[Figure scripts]
++++++++++

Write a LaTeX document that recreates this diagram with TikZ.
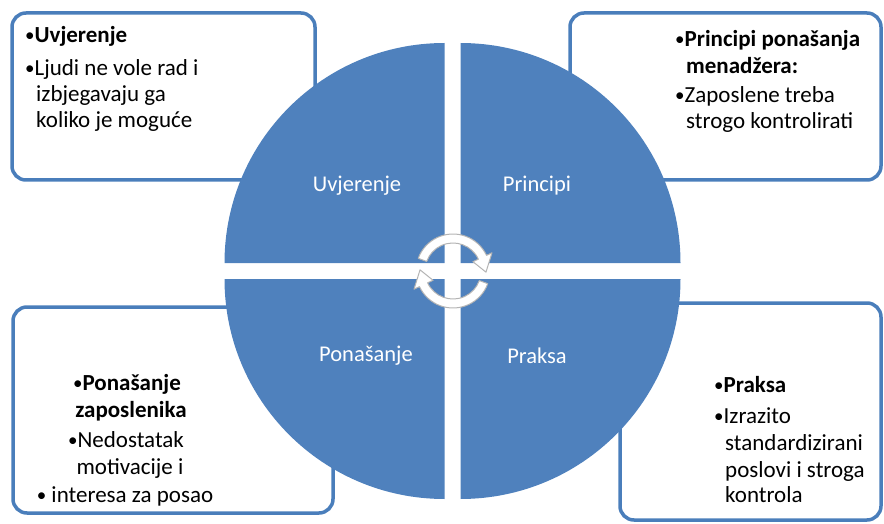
\documentclass[tikz,border=0pt]{standalone}
\usepackage{fontspec}
\setmainfont{Carlito}
\definecolor{qblue}{HTML}{4F81BD}
\definecolor{boxblue}{HTML}{4A7EBB}
\definecolor{arrgray}{HTML}{B4B4B4}
\newcommand{\bul}{{\fontsize{19}{19}\selectfont\raisebox{1pt}{•}}}
\begin{document}
\begin{tikzpicture}[x=1pt,y=-1pt,
  box/.style={draw=boxblue, line width=3.5pt, fill=white, rounded corners=14pt},
  quad/.style={fill=qblue},
  lbl/.style={text=white, font=\fontsize{22.5}{26}\selectfont, inner sep=0pt},
  txt/.style={anchor=base west, inner sep=0pt, font=\fontsize{23}{28}\selectfont},
  ctxt/.style={anchor=base, inner sep=0pt, font=\fontsize{23}{28}\selectfont},
  cyc/.style={fill=white, draw=arrgray, line width=1pt, line join=round}]
\useasboundingbox (0,0) rectangle (884,524);
% boxes
\draw[box] (12,13) rectangle (315,180);
\draw[box] (570,13) rectangle (881,180);
\draw[box] (13,307) rectangle (333,513);
\draw[box] (620,303) rectangle (881,520);
% quadrants
\fill[quad] (444.5,263) -- +(180:220) arc[start angle=180,end angle=270,radius=220] -- cycle;
\fill[quad] (460.5,263) -- +(270:220) arc[start angle=270,end angle=360,radius=220] -- cycle;
\fill[quad] (444.5,279) -- +(90:220) arc[start angle=90,end angle=180,radius=220] -- cycle;
\fill[quad] (460.5,279) -- +(0:220) arc[start angle=0,end angle=90,radius=220] -- cycle;
% cycle arrows
\foreach \r in {0,180}{
  \begin{scope}[shift={(453,271)}, rotate=\r]
    \draw[cyc] (-160:37) arc[start angle=-160,end angle=-25,radius=37]
      -- (-25:43) -- (2:33) -- (-25:22) -- (-25:28)
      arc[start angle=-25,end angle=-160,radius=28] -- cycle;
  \end{scope}
}
% circle labels
\node[lbl] (l1) at (357,186) {Uvjerenje};
\node[lbl] (l2) at (537,186) {Principi};
\node[lbl] (l3) at (366,356) {Ponašanje};
\node[lbl] (l4) at (537,356) {Praksa};
% top-left box text
\node[txt] (a1) at (25,43) {\bul\textbf{Uvjerenje}};
\node[txt] (a2) at (25,76) {\bul Ljudi ne vole rad i};
\node[txt] (a3) at (36,102) {izbjegavaju ga};
\node[txt] (a4) at (36,128) {koliko je moguće};
% top-right box text
\node[txt] (b1) at (675,47) {\bul\textbf{Principi ponašanja}};
\node[txt] (b2) at (686,74) {\textbf{menadžera:}};
\node[txt] (b3) at (675,103) {\bul Zaposlene treba};
\node[txt] (b4) at (686,129) {strogo kontrolirati};
% bottom-left box text
\node[ctxt] (c1) at (127,390) {\bul\textbf{Ponašanje}};
\node[ctxt] (c2) at (131,417) {\textbf{zaposlenika}};
\node[ctxt] (c3) at (126,447) {\bul Nedostatak};
\node[ctxt] (c4) at (130,474) {motivacije i};
\node[ctxt] (c5) at (125,502) {\bul{} interesa za posao};
% bottom-right box text
\node[txt] (d1) at (714,392) {\bul\textbf{Praksa}};
\node[txt] (d2) at (714,423) {\bul Izrazito};
\node[txt] (d3) at (725,450) {standardizirani};
\node[txt] (d4) at (725,477) {poslovi i stroga};
\node[txt] (d5) at (725,502) {kontrola};
\end{tikzpicture}
\end{document}
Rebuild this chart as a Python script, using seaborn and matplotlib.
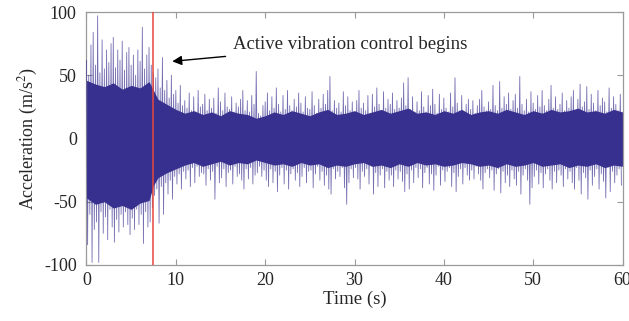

++++++++++

• GIVEN EXERCISE
Keep the pictures out of the copy and write out the data exactly as it stands.

• EXPECTED ANSWER
Write a LaTeX document that recreates this diagram with TikZ.
\documentclass[tikz,border=0pt]{standalone}
\usepackage{fontspec}
\setmainfont{Carlito}
\definecolor{qblue}{HTML}{4F81BD}
\definecolor{boxblue}{HTML}{4A7EBB}
\definecolor{arrgray}{HTML}{B4B4B4}
\newcommand{\bul}{{\fontsize{19}{19}\selectfont\raisebox{1pt}{•}}}
\begin{document}
\begin{tikzpicture}[x=1pt,y=-1pt,
  box/.style={draw=boxblue, line width=3.5pt, fill=white, rounded corners=14pt},
  quad/.style={fill=qblue},
  lbl/.style={text=white, font=\fontsize{22.5}{26}\selectfont, inner sep=0pt},
  txt/.style={anchor=base west, inner sep=0pt, font=\fontsize{23}{28}\selectfont},
  ctxt/.style={anchor=base, inner sep=0pt, font=\fontsize{23}{28}\selectfont},
  cyc/.style={fill=white, draw=arrgray, line width=1pt, line join=round}]
\useasboundingbox (0,0) rectangle (884,524);
% boxes
\draw[box] (12,13) rectangle (315,180);
\draw[box] (570,13) rectangle (881,180);
\draw[box] (13,307) rectangle (333,513);
\draw[box] (620,303) rectangle (881,520);
% quadrants
\fill[quad] (444.5,263) -- +(180:220) arc[start angle=180,end angle=270,radius=220] -- cycle;
\fill[quad] (460.5,263) -- +(270:220) arc[start angle=270,end angle=360,radius=220] -- cycle;
\fill[quad] (444.5,279) -- +(90:220) arc[start angle=90,end angle=180,radius=220] -- cycle;
\fill[quad] (460.5,279) -- +(0:220) arc[start angle=0,end angle=90,radius=220] -- cycle;
% cycle arrows
\foreach \r in {0,180}{
  \begin{scope}[shift={(453,271)}, rotate=\r]
    \draw[cyc] (-160:37) arc[start angle=-160,end angle=-25,radius=37]
      -- (-25:43) -- (2:33) -- (-25:22) -- (-25:28)
      arc[start angle=-25,end angle=-160,radius=28] -- cycle;
  \end{scope}
}
% circle labels
\node[lbl] (l1) at (357,186) {Uvjerenje};
\node[lbl] (l2) at (537,186) {Principi};
\node[lbl] (l3) at (366,356) {Ponašanje};
\node[lbl] (l4) at (537,356) {Praksa};
% top-left box text
\node[txt] (a1) at (25,43) {\bul\textbf{Uvjerenje}};
\node[txt] (a2) at (25,76) {\bul Ljudi ne vole rad i};
\node[txt] (a3) at (36,102) {izbjegavaju ga};
\node[txt] (a4) at (36,128) {koliko je moguće};
% top-right box text
\node[txt] (b1) at (675,47) {\bul\textbf{Principi ponašanja}};
\node[txt] (b2) at (686,74) {\textbf{menadžera:}};
\node[txt] (b3) at (675,103) {\bul Zaposlene treba};
\node[txt] (b4) at (686,129) {strogo kontrolirati};
% bottom-left box text
\node[ctxt] (c1) at (127,390) {\bul\textbf{Ponašanje}};
\node[ctxt] (c2) at (131,417) {\textbf{zaposlenika}};
\node[ctxt] (c3) at (126,447) {\bul Nedostatak};
\node[ctxt] (c4) at (130,474) {motivacije i};
\node[ctxt] (c5) at (125,502) {\bul{} interesa za posao};
% bottom-right box text
\node[txt] (d1) at (714,392) {\bul\textbf{Praksa}};
\node[txt] (d2) at (714,423) {\bul Izrazito};
\node[txt] (d3) at (725,450) {standardizirani};
\node[txt] (d4) at (725,477) {poslovi i stroga};
\node[txt] (d5) at (725,502) {kontrola};
\end{tikzpicture}
\end{document}
Rebuild this chart as a Python script, using seaborn and matplotlib.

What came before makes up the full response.